DIRECTIONS — Reproduce word for word the lines from the beginning of the entries to the line with "1.43, 1.245, 1.0, 0.74, 0.49, 0.25, 0.0, -0.25, -0.52, -0.80]", both included, but none of the pictures.

Figure scripts:
::::::::

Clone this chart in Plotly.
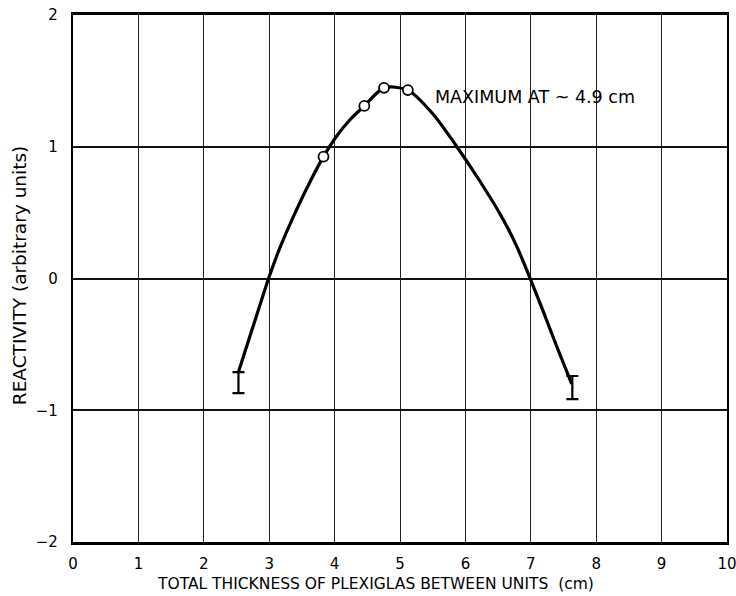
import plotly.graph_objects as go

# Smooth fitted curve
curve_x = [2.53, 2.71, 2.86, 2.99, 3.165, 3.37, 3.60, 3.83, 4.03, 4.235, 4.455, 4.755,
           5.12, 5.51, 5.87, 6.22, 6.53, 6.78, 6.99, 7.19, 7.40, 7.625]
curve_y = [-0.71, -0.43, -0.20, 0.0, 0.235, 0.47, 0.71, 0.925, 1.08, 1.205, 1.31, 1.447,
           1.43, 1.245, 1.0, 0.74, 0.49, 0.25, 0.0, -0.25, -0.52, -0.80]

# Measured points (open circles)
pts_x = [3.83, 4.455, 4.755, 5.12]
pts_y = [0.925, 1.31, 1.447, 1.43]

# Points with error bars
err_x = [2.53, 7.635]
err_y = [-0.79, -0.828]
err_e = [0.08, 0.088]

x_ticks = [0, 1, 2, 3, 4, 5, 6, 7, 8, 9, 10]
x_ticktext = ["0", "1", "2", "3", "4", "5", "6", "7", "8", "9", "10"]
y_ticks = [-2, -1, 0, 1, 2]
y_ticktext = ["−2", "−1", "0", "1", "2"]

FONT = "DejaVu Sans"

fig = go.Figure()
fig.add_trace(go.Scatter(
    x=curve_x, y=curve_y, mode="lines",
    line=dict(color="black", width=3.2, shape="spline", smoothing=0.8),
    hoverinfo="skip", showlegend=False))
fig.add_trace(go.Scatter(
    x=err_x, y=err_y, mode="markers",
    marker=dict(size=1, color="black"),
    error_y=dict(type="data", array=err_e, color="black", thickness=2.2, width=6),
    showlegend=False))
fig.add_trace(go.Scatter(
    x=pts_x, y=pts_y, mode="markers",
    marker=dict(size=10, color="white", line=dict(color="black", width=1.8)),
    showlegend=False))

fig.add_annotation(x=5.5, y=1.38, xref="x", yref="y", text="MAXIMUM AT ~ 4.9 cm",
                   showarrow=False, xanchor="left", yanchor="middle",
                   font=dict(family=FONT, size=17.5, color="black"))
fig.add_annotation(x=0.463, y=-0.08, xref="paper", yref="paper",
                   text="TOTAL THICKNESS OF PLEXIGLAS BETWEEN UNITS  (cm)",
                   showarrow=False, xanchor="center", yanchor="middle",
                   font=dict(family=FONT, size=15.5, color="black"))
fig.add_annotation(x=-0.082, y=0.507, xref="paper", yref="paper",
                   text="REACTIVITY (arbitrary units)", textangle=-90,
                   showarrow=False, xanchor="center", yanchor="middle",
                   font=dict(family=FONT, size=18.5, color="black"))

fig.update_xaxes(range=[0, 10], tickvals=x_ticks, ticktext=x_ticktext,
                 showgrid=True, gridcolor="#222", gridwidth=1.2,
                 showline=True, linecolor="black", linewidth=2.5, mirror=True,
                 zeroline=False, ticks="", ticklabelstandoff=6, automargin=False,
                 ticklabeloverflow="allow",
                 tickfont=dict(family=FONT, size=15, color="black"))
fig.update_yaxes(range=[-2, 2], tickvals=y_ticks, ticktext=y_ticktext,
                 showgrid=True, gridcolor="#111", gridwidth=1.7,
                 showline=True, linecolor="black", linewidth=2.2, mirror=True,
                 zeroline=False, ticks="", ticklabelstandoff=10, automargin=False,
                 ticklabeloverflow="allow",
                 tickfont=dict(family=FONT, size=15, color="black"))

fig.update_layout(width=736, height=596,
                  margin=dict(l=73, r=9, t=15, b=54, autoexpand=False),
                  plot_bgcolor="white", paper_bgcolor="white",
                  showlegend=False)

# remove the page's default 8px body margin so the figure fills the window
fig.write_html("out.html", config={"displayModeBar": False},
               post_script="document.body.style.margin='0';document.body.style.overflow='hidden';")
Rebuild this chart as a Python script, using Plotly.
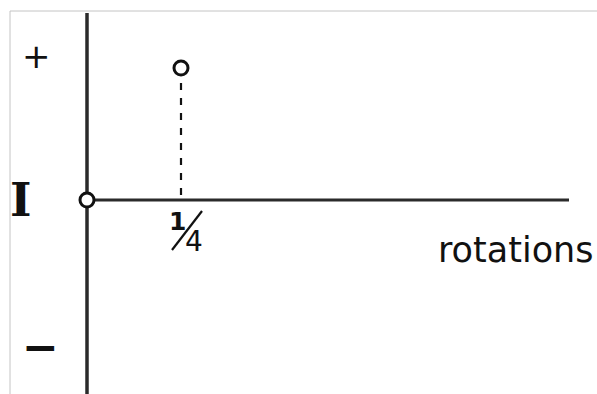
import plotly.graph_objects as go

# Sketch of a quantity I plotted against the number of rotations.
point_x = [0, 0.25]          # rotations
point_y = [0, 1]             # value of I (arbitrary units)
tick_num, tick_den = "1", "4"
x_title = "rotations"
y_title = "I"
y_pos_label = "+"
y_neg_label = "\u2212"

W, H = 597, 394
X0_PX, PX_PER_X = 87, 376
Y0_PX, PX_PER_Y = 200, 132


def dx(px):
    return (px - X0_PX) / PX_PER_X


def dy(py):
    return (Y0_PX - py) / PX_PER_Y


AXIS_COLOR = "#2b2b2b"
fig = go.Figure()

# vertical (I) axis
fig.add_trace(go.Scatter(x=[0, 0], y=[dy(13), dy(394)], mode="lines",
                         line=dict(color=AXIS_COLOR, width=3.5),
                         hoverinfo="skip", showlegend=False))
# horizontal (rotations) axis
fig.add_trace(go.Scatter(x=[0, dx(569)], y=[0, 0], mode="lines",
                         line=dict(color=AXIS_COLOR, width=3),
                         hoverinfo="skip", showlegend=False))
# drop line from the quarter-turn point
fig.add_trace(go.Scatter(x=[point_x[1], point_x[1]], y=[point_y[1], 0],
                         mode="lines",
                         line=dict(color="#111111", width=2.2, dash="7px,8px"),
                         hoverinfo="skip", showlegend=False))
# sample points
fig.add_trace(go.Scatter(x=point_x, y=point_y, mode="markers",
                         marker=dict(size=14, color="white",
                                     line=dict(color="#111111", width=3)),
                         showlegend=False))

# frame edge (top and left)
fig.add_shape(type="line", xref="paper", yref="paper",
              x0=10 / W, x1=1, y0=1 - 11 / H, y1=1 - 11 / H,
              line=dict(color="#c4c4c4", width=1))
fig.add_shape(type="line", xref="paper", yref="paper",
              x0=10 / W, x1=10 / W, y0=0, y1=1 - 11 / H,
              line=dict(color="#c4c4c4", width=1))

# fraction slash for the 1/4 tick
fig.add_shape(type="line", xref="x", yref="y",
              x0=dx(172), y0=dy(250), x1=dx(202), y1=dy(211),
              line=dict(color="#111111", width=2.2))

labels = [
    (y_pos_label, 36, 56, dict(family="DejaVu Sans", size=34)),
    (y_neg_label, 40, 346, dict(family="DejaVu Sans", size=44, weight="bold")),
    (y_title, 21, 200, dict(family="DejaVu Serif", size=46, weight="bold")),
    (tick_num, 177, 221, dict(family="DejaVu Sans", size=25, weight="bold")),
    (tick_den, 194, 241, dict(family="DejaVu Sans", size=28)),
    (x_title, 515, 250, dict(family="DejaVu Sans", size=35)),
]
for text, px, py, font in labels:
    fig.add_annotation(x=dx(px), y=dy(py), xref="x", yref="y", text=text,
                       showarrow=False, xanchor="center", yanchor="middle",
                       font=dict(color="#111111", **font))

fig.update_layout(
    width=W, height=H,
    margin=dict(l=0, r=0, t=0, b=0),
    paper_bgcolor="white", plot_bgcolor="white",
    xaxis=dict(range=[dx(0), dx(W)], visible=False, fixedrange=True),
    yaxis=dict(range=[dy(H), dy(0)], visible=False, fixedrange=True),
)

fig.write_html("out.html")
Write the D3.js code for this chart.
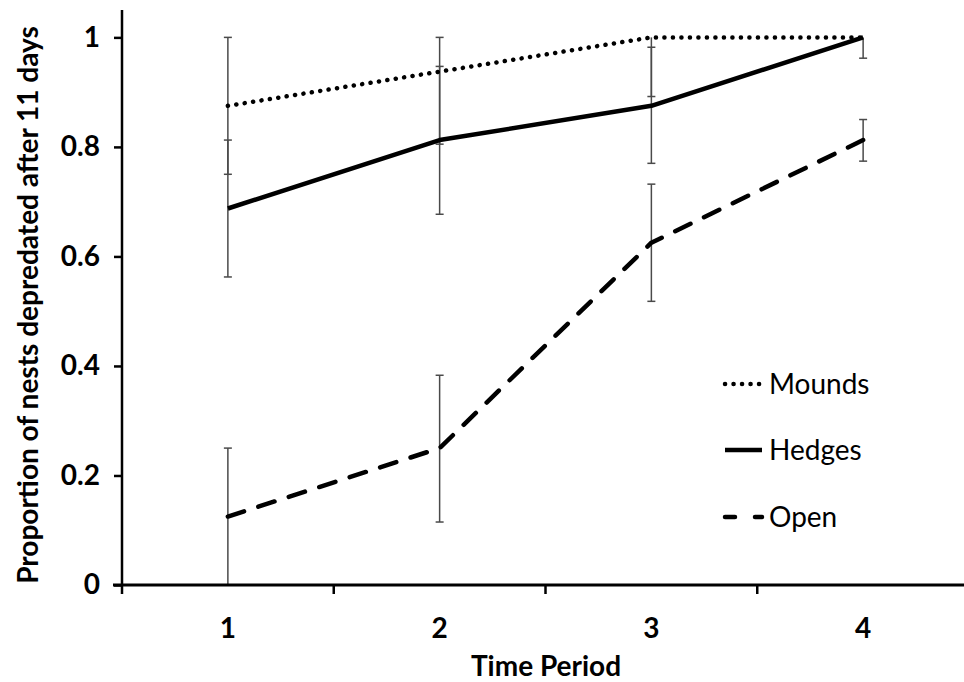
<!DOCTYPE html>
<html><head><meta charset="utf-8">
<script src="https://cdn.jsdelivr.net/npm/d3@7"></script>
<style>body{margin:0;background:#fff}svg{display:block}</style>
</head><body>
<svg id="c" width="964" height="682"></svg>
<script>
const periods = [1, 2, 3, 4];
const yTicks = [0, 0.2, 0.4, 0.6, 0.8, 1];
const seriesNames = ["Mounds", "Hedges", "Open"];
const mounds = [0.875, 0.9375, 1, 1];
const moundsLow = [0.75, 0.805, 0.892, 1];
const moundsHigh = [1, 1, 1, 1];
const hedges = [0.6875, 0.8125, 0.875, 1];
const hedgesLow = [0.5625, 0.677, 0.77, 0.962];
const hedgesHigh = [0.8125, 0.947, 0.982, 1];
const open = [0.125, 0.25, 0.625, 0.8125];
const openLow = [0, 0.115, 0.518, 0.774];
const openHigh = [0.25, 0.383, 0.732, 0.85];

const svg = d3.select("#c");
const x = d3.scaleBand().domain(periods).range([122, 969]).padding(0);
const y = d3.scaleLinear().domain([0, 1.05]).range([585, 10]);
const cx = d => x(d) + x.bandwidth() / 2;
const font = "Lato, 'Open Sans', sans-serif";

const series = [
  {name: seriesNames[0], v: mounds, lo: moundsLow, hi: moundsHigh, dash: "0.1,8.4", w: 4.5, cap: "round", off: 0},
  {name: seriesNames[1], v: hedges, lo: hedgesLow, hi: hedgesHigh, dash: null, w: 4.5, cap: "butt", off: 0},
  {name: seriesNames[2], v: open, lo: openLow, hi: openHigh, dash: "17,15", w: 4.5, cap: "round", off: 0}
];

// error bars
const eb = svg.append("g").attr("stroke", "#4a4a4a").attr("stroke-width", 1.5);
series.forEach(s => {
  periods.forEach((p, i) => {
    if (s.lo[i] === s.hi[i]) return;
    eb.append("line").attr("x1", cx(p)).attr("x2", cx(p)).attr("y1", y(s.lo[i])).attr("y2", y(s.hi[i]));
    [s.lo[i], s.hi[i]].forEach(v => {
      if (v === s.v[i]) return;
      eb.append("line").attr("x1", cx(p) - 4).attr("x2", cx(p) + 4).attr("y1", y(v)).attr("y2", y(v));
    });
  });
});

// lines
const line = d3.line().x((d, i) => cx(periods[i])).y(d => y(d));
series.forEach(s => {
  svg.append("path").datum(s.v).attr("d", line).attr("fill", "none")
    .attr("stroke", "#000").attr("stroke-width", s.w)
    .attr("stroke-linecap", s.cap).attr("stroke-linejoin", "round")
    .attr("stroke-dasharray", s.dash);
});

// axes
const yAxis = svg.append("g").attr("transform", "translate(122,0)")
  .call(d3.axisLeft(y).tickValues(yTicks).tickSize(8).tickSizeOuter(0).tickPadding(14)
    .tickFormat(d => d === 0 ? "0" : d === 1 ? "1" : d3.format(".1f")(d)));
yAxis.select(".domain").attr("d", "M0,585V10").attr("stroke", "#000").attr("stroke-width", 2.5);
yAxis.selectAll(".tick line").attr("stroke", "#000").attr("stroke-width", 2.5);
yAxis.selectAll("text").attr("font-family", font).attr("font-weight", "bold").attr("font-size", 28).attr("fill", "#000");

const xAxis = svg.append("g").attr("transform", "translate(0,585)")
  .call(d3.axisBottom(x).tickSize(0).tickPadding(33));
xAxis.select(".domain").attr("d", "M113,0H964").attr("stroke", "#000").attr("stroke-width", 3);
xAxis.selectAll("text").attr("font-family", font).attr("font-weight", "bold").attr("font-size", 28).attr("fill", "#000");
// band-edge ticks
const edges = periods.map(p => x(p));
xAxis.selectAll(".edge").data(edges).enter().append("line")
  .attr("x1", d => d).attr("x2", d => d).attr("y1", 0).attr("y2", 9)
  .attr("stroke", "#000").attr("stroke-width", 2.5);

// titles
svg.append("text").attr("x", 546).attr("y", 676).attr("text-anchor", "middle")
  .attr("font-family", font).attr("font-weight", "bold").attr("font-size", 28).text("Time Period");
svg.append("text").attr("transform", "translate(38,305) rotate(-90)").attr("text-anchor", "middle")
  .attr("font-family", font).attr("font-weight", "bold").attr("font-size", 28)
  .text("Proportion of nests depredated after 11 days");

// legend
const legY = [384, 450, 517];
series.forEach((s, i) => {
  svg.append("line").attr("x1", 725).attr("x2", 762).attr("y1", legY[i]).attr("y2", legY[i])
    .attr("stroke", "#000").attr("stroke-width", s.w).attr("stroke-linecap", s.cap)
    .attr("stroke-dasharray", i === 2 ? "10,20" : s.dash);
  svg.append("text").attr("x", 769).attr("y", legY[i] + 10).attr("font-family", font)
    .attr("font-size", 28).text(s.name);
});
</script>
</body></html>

::::::::

TASK RESULT —
Clone this chart in Plotly.
import plotly.graph_objects as go

# Smooth fitted curve
curve_x = [2.53, 2.71, 2.86, 2.99, 3.165, 3.37, 3.60, 3.83, 4.03, 4.235, 4.455, 4.755,
           5.12, 5.51, 5.87, 6.22, 6.53, 6.78, 6.99, 7.19, 7.40, 7.625]
curve_y = [-0.71, -0.43, -0.20, 0.0, 0.235, 0.47, 0.71, 0.925, 1.08, 1.205, 1.31, 1.447,
           1.43, 1.245, 1.0, 0.74, 0.49, 0.25, 0.0, -0.25, -0.52, -0.80]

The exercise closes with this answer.